I have yet to gain fundamental knowledge of Tokyo’s culture and society. There is something very unifying about seeing the most basic need that links us all to being the corner in which we see the world. Our Don Quixote meets Toilet wan Kenobi un Hirayama, a robust and serene lead in viewing the world. He can convey compassion and frustration in equal measure throughout the film, almost intractable in his behaviour, while showing how routine can build resilience and how brittle that can be depending on the company one keeps.

It’s an almost Pixar-like bromance he has with the younger cleaner Takashi, who is, at the moment, a hedonistic and materialistic young man of the new Tokyo age. However, it’s hard to envy his girlfriend, Joie de Vivre, when we see what Hirayam has cultivated halfway through. Not least of these is a massive collection of art found in the form of books and music that would be the envy of Shoreditch and even more so with the retro stores of Tokyo.
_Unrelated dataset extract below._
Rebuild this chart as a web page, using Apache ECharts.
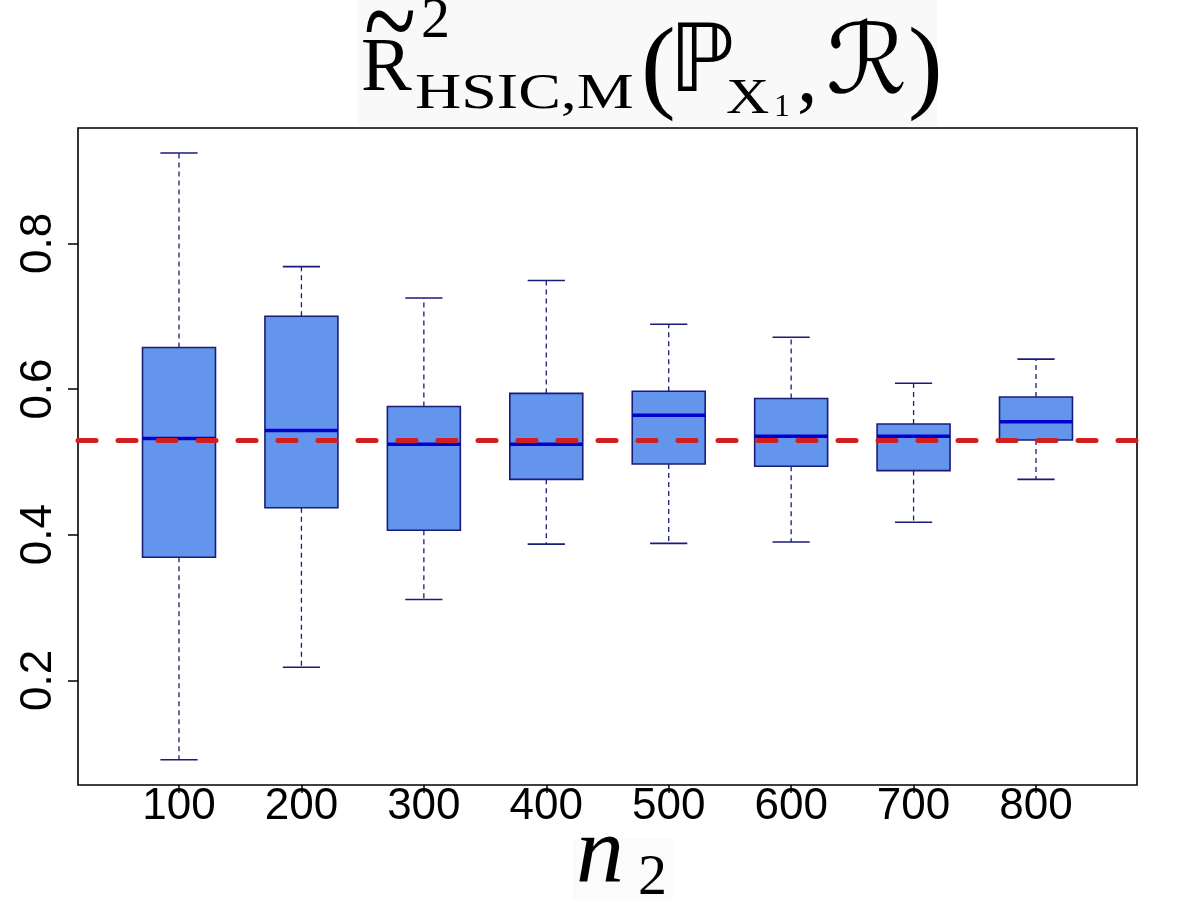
<!DOCTYPE html>
<html>
<head>
<meta charset="utf-8">
<script src="https://cdn.jsdelivr.net/npm/echarts@6/dist/echarts.min.js"></script>
<style>
  html, body { margin: 0; padding: 0; background: #fff; }
  #main { width: 1178px; height: 917px; }
</style>
</head>
<body>
<div id="main"></div>
<script>
// sample sizes n2
var categories = ['100', '200', '300', '400', '500', '600', '700', '800'];
// box statistics
var whiskerLow  = [0.091, 0.218, 0.311, 0.387, 0.388, 0.390, 0.417, 0.476];
var q1          = [0.369, 0.437, 0.406, 0.476, 0.497, 0.494, 0.488, 0.530];
var medians     = [0.532, 0.543, 0.524, 0.524, 0.564, 0.535, 0.535, 0.555];
var q3          = [0.657, 0.700, 0.576, 0.594, 0.597, 0.587, 0.552, 0.589];
var whiskerHigh = [0.924, 0.768, 0.725, 0.749, 0.689, 0.671, 0.608, 0.641];
var refValue = 0.534;
var yTicks = [0.2, 0.4, 0.6, 0.8];

var boxData = categories.map(function (c, i) {
    return [i, whiskerLow[i], q1[i], medians[i], q3[i], whiskerHigh[i]];
});
var tickIdx = categories.map(function (c, i) { return i; });

var navy = '#1b1b78';

function renderBox(params, api) {
    var i = api.value(0);
    var band = api.size([1, 0])[0];
    var half = band * 0.298;
    var cap = band * 0.152;
    var pMin = api.coord([i, api.value(1)]);
    var pQ1 = api.coord([i, api.value(2)]);
    var pMed = api.coord([i, api.value(3)]);
    var pQ3 = api.coord([i, api.value(4)]);
    var pMax = api.coord([i, api.value(5)]);
    var x = pMed[0];
    var dash = { stroke: navy, lineWidth: 1.3, lineDash: [5, 4] };
    var solid = { stroke: navy, lineWidth: 1.6 };
    return {
        type: 'group',
        children: [
            { type: 'line', shape: { x1: x, y1: pQ3[1], x2: x, y2: pMax[1] }, style: dash },
            { type: 'line', shape: { x1: x, y1: pQ1[1], x2: x, y2: pMin[1] }, style: dash },
            { type: 'line', shape: { x1: x - cap, y1: pMax[1], x2: x + cap, y2: pMax[1] }, style: solid },
            { type: 'line', shape: { x1: x - cap, y1: pMin[1], x2: x + cap, y2: pMin[1] }, style: solid },
            { type: 'rect', shape: { x: x - half, y: pQ3[1], width: half * 2, height: pQ1[1] - pQ3[1] },
              style: { fill: '#6495ED', stroke: navy, lineWidth: 1.6 } },
            { type: 'line', shape: { x1: x - half, y1: pMed[1], x2: x + half, y2: pMed[1] },
              style: { stroke: '#0000CD', lineWidth: 3.5 } }
        ]
    };
}

var serif = "'Liberation Serif', 'DejaVu Serif', serif";
var symFont = "'DejaVu Sans', 'DejaVu Serif', sans-serif";

var myChart = echarts.init(document.getElementById('main'));
var option = {
    backgroundColor: '#fff',
    animation: false,
    grid: {
        left: 78, right: 41, top: 128, bottom: 132,
        show: true, borderColor: '#000', borderWidth: 1.6, backgroundColor: 'transparent'
    },
    xAxis: {
        type: 'value',
        min: -0.825, max: 7.825,
        splitLine: { show: false },
        axisLine: { show: false, onZero: false },
        axisTick: { show: true, customValues: tickIdx, length: 8, lineStyle: { color: '#000', width: 1.5 } },
        axisLabel: {
            customValues: tickIdx,
            formatter: function (v) { return categories[Math.round(v)]; },
            fontFamily: "'Liberation Sans', Arial, sans-serif",
            fontSize: 44, color: '#000', margin: 0
        }
    },
    yAxis: {
        type: 'value',
        min: 0.0563, max: 0.9584,
        splitLine: { show: false },
        axisLine: { show: false, onZero: false },
        axisTick: { show: true, customValues: yTicks, length: 10, lineStyle: { color: '#000', width: 1.5 } },
        axisLabel: {
            customValues: yTicks,
            rotate: 90,
            formatter: function (v) { return v.toFixed(1); },
            fontFamily: "'Liberation Sans', Arial, sans-serif",
            fontSize: 44, color: '#000', margin: 17
        }
    },
    series: [{
        type: 'custom',
        renderItem: renderBox,
        data: boxData,
        z: 2,
        markLine: {
            silent: true,
            symbol: 'none',
            z: 10,
            label: { show: false },
            lineStyle: { color: '#D21E1E', width: 5, type: [18, 22], cap: 'round' },
            data: [{ yAxis: refValue }]
        }
    }],
    graphic: [
        { type: 'rect', shape: { x: 358, y: 0, width: 579, height: 126 }, style: { fill: '#f9f9f9' }, z: 0 },
        { type: 'text', x: 361, y: 70, style: { text: 'R', font: '76px ' + serif, fill: '#000', verticalAlign: 'middle' } },
        { type: 'text', x: 364, y: 29, scaleX: 1.2, scaleY: 1.6, style: { text: '~', font: '80px ' + serif, fill: '#000', verticalAlign: 'middle' } },
        { type: 'text', x: 421, y: 22, style: { text: '2', font: '58px ' + serif, fill: '#000', verticalAlign: 'middle' } },
        { type: 'text', x: 415, y: 95, scaleX: 1.28, style: { text: 'HSIC,M', font: '50px ' + serif, fill: '#000', verticalAlign: 'middle' } },
        { type: 'text', x: 641, y: 72, style: { text: '(', font: '104px ' + serif, fill: '#000', verticalAlign: 'middle' } },
        { type: 'text', x: 669, y: 67, style: { text: '\u2119', font: '94px ' + symFont, fill: '#000', verticalAlign: 'middle' } },
        { type: 'text', x: 726, y: 100, scaleX: 1.2, style: { text: 'X', font: '50px ' + serif, fill: '#000', verticalAlign: 'middle' } },
        { type: 'text', x: 774, y: 108, style: { text: '1', font: '32px ' + serif, fill: '#000', verticalAlign: 'middle' } },
        { type: 'text', x: 797, y: 80, style: { text: ',', font: '82px ' + serif, fill: '#000', verticalAlign: 'middle' } },
        { type: 'text', x: 826, y: 68, scaleX: 1.05, style: { text: '\u211B', font: '97px ' + symFont, fill: '#000', verticalAlign: 'middle' } },
        { type: 'text', x: 908, y: 72, style: { text: ')', font: '104px ' + serif, fill: '#000', verticalAlign: 'middle' } },
        { type: 'rect', shape: { x: 573, y: 838, width: 100, height: 62 }, style: { fill: '#fbfbfb' }, z: 0 },
        { type: 'text', x: 576, y: 857, style: { text: 'n', font: 'italic 96px ' + serif, fill: '#000', verticalAlign: 'middle' } },
        { type: 'text', x: 638, y: 879, style: { text: '2', font: '58px ' + serif, fill: '#000', verticalAlign: 'middle' } }
    ]
};
myChart.setOption(option);
</script>
</body>
</html>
As he journeys non-committal between places, we see Hirama as an observer but a participant with passion, yet he ends. Knocks and sharp reveals of his family, past and passions help make the cityscape one we can’t help but be in tune with while he moves through it all in the specially adapted toilet trawler.

There are some longeurs in the film. The repetition of his daily routine at first works as bedding but veers into lagging the film. There is a tendency to cut to black and white semi-dark night sequences that seem out of the Seattle 90s scene. I would love to say the music itself is eclectic glam rock Americana to share, but frankly. I’m 47, and this hits me in the Trainspotting soundtrack, based on tracks from songs ten years before that.

It’s sharp, informative, passionate and worth a visit to have some relief, but the door on it is a bit dodgy, and it risks being a bit too heavy for the balance one would hope for. 

It’s a matinee movie by all standards—and Wim Wenders at his most stable.